Tool: Powermatic 15HH
A powerful planer gets the job done much faster.
Remember the ’65 Ford Thunderbolt? The ’67 Olds Cutlass? The ’69 Pontiac GTO? They’re classic muscle cars—rods with powerful engines, designed for speed. The world of planers has its muscle cars, too—machines with plenty of horsepower and the capacity to quickly mill dozens of boards. The Powermatic 15HH is an outstanding example.
Check out the specs: a 3hp, 240 volt induction motor, a 15″ wide helical cutterhead and a 4′ long cast-iron bed, all totaling more than 500 lbs. of wood-eating metal. This is a huge step up from most portable planers, which have less power and mass. If you have a portable planer and are frustrated by how long it takes to remove a lot of material, maybe it’s time to get out of the sedan and move up to the muscle-car class.
More work in less time
There are two ways in which a planer like the 15HH can get the job done faster. First, you can take a much deeper bite with each pass—about twice as much as a portable planer. Second, you can feed in multiple boards side by side, up to the full 15″ width of the machine. This technique, called gang-planing, does require caution. To avoid kickback, never gang plane boards that are of unequal thickness or boards that are warped in any way. Gang planing only works with boards that have been jointed first, then planed to the same thickness, one board at a time.
A planer with an induction motor, such as the 15HH, will last much longer than a planer with a universal motor (the type found on most portable planers). This planer’s motor is rated to run continuously—all day, if necessary. If you see a lot of planing in your future, and want a machine that won’t wear out anytime soon, then the 15HH or a similar 240 volt planer is the way to go.
Tames big boards
A big planer is better equipped than a portable planer to handle big boards, particularly long and heavy ones. The infeed roller on the 15HH, which pulls the wood through the planer, is a 2″ dia. steel rod with serrated ridges that bite into the wood.
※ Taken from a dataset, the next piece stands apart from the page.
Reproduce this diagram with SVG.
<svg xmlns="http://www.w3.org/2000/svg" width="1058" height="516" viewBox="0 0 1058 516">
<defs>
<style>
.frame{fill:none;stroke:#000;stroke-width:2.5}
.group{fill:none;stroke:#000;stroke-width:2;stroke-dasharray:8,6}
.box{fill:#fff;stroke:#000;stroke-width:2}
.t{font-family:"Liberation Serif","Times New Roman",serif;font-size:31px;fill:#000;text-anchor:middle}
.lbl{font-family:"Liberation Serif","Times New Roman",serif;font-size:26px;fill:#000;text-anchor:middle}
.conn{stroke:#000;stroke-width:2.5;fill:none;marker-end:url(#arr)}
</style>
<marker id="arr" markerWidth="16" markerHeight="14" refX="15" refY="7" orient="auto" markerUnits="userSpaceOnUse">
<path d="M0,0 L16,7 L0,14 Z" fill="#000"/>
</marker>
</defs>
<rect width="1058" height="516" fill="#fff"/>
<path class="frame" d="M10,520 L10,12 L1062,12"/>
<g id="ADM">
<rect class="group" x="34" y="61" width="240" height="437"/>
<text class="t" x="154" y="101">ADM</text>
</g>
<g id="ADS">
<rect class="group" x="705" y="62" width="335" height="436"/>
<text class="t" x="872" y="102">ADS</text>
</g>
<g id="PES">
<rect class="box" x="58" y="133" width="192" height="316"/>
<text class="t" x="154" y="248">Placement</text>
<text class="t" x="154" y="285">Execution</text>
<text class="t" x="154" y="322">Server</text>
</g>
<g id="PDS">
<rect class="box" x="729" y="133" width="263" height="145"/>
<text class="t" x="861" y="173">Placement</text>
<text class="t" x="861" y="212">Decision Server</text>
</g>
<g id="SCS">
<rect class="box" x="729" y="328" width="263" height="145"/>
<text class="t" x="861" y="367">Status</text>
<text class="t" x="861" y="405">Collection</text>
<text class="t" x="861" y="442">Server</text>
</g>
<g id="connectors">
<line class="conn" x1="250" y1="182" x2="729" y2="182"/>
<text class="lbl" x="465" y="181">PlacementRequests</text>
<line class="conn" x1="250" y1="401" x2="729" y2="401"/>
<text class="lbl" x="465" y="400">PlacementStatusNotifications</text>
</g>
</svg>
The infeed roller of a portable planer, by contrast, is smaller in diameter and has a smooth surface; it relies on friction alone to pull the wood through the machine. A serrated roller, backed by a 3 hp motor, can pull heavy timbers through a planer much better than a smooth roller. Muscle planers like the 15HH also have two smooth non-powered rollers on the planer’s bed, under the cutterhead, for a heavy timber to ride on. (They’re adjustable from 0″ to 1/16″ in height). Portable planers don’t have this feature.
The bed of the 15HH, like other muscle planers, is a long, solid cast-iron surface. It won’t deflect or twist under the weight of a large timber. The bed of a portable planer is not nearly as strong or stiff, because most of its length is composed of two folding stamped-steel wings.
Snipe: not beat yet
There’s one aggravating problem that a muscle planer won’t solve for you, however: snipe. It’s still there. (Snipe is the slightly deeper cut that a planer takes on the leading and trailing edges of a board.)
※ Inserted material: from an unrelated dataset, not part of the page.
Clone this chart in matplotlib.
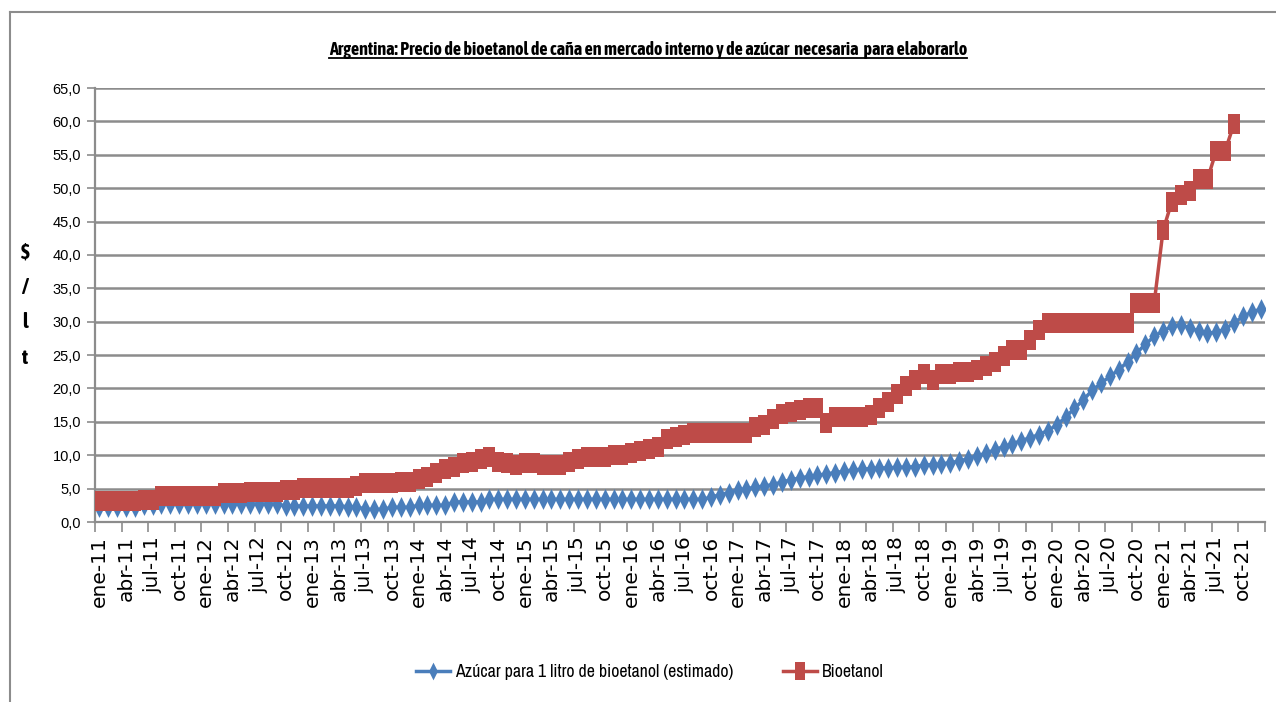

The best work-around to eliminate snipe is the same method you’d use with a portable planer: Butt your boards end-to-end as you feed them.
Muscle is just half the story with the 15HH. Outstanding performance is the other part, and that’s mostly due to the planer’s carbide insert cutters and helical head (the “HH” in “15HH”). According to Powermatic, this head delivers a smoother surface, with less tearout, than a standard straight-line cutterhead. Plus—and this is a huge deal—it’s much quieter.
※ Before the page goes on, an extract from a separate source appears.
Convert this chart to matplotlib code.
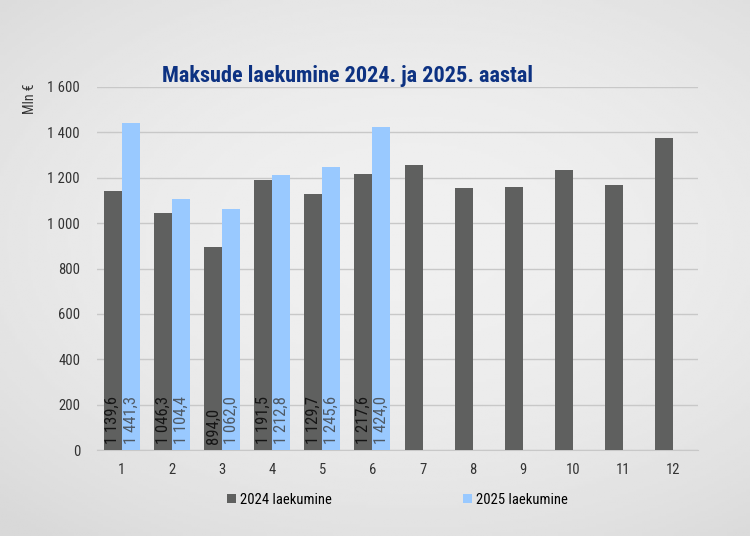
import matplotlib.pyplot as plt
import numpy as np

months = ["1", "2", "3", "4", "5", "6", "7", "8", "9", "10", "11", "12"]
vals_2024 = [1139.6, 1046.3, 894.0, 1191.5, 1129.7, 1217.6, 1258, 1155, 1158, 1236, 1168, 1375]
vals_2025 = [1441.3, 1104.4, 1062.0, 1212.8, 1245.6, 1424.0]
yticks = [0, 200, 400, 600, 800, 1000, 1200, 1400, 1600]

dark = "#5f605f"
blue = "#99c9ff"
plt.rcParams["font.family"] = ["Roboto Condensed", "Roboto", "DejaVu Sans"]


def fmt_tick(v):
    return f"{v:,.0f}".replace(",", " ")


def fmt_val(v):
    return f"{v:,.1f}".replace(",", " ").replace(".", ",")


fig = plt.figure(figsize=(7.5, 5.36), dpi=100)

# soft grey background
bg = fig.add_axes([0, 0, 1, 1], zorder=0)
yy, xx = np.mgrid[0:1:200j, 0:1:280j]
shade = 0.94 - 0.09 * np.clip(np.hypot((xx - 0.55) / 0.8, (yy - 0.45) / 0.7), 0, 1) ** 2
bg.imshow(shade, cmap="gray", vmin=0, vmax=1, aspect="auto", extent=[0, 1, 0, 1])
bg.axis("off")

ax = fig.add_axes([0.129, 0.1604, 0.802, 0.6773], zorder=1)
ax.patch.set_alpha(0)

x = np.arange(len(months))
w = 0.36
b1 = ax.bar(x[:len(vals_2024)] - w / 2, vals_2024, w, color=dark, label="2024 laekumine", zorder=3)
b2 = ax.bar(x[:len(vals_2025)] + w / 2, vals_2025, w, color=blue, label="2025 laekumine", zorder=3)

for i, v in enumerate(vals_2025):
    ax.text(x[i] - w / 2, 25, fmt_val(vals_2024[i]), rotation=90, ha="center", va="bottom",
            fontsize=12, color="#151515", zorder=4)
    ax.text(x[i] + w / 2, 25, fmt_val(v), rotation=90, ha="center", va="bottom",
            fontsize=12, color="#4f5a66", zorder=4)

ax.set_xlim(-0.5, len(months) - 0.5)
ax.set_ylim(0, 1600)
ax.set_xticks(x)
ax.set_xticklabels(months)
ax.set_yticks(yticks)
ax.set_yticklabels([fmt_tick(v) for v in yticks])
ax.tick_params(length=0, labelsize=10.5, colors="#333333", pad=9)
ax.tick_params(axis="y", pad=12)
ax.grid(axis="y", color="#c8c8c8", linewidth=1, zorder=1)
for s in ["top", "right", "left"]:
    ax.spines[s].set_visible(False)
ax.spines["bottom"].set_color("#c8c8c8")

fig.text(0.463, 0.858, "Maksude laekumine 2024. ja 2025. aastal", ha="center", va="center",
         fontsize=16, fontweight="bold", color="#0d3282")
fig.text(0.04, 0.815, "Mln €", rotation=90, ha="center", va="center", fontsize=10, color="#333333")

fig.legend(handles=[b1, b2], loc="center", bbox_to_anchor=(0.53, 0.068), ncol=2, frameon=False,
           fontsize=10.5, handlelength=0.6, handleheight=0.6, handletextpad=0.3, columnspacing=9)

fig.savefig("out.png", dpi=100)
Carbide cutters will plane many more board feet than standard HSS knives before getting dull. When it comes time to put a new set of edges to work, you just unscrew and rotate the inserts. No leveling is required.
The 15HH uses a Byrd Shelix head, which is currently state of the art in planers. All of the inserts cut at a skew angle. Some muscle planers have somewhat similar heads with carbide inserts arranged in a helical pattern, but the inserts aren’t skewed. They make a chopping cut, like a straight knife, rather than a shear cut. According to Powermatic (and this agrees with our own observations), a shearing cut minimizes tearout.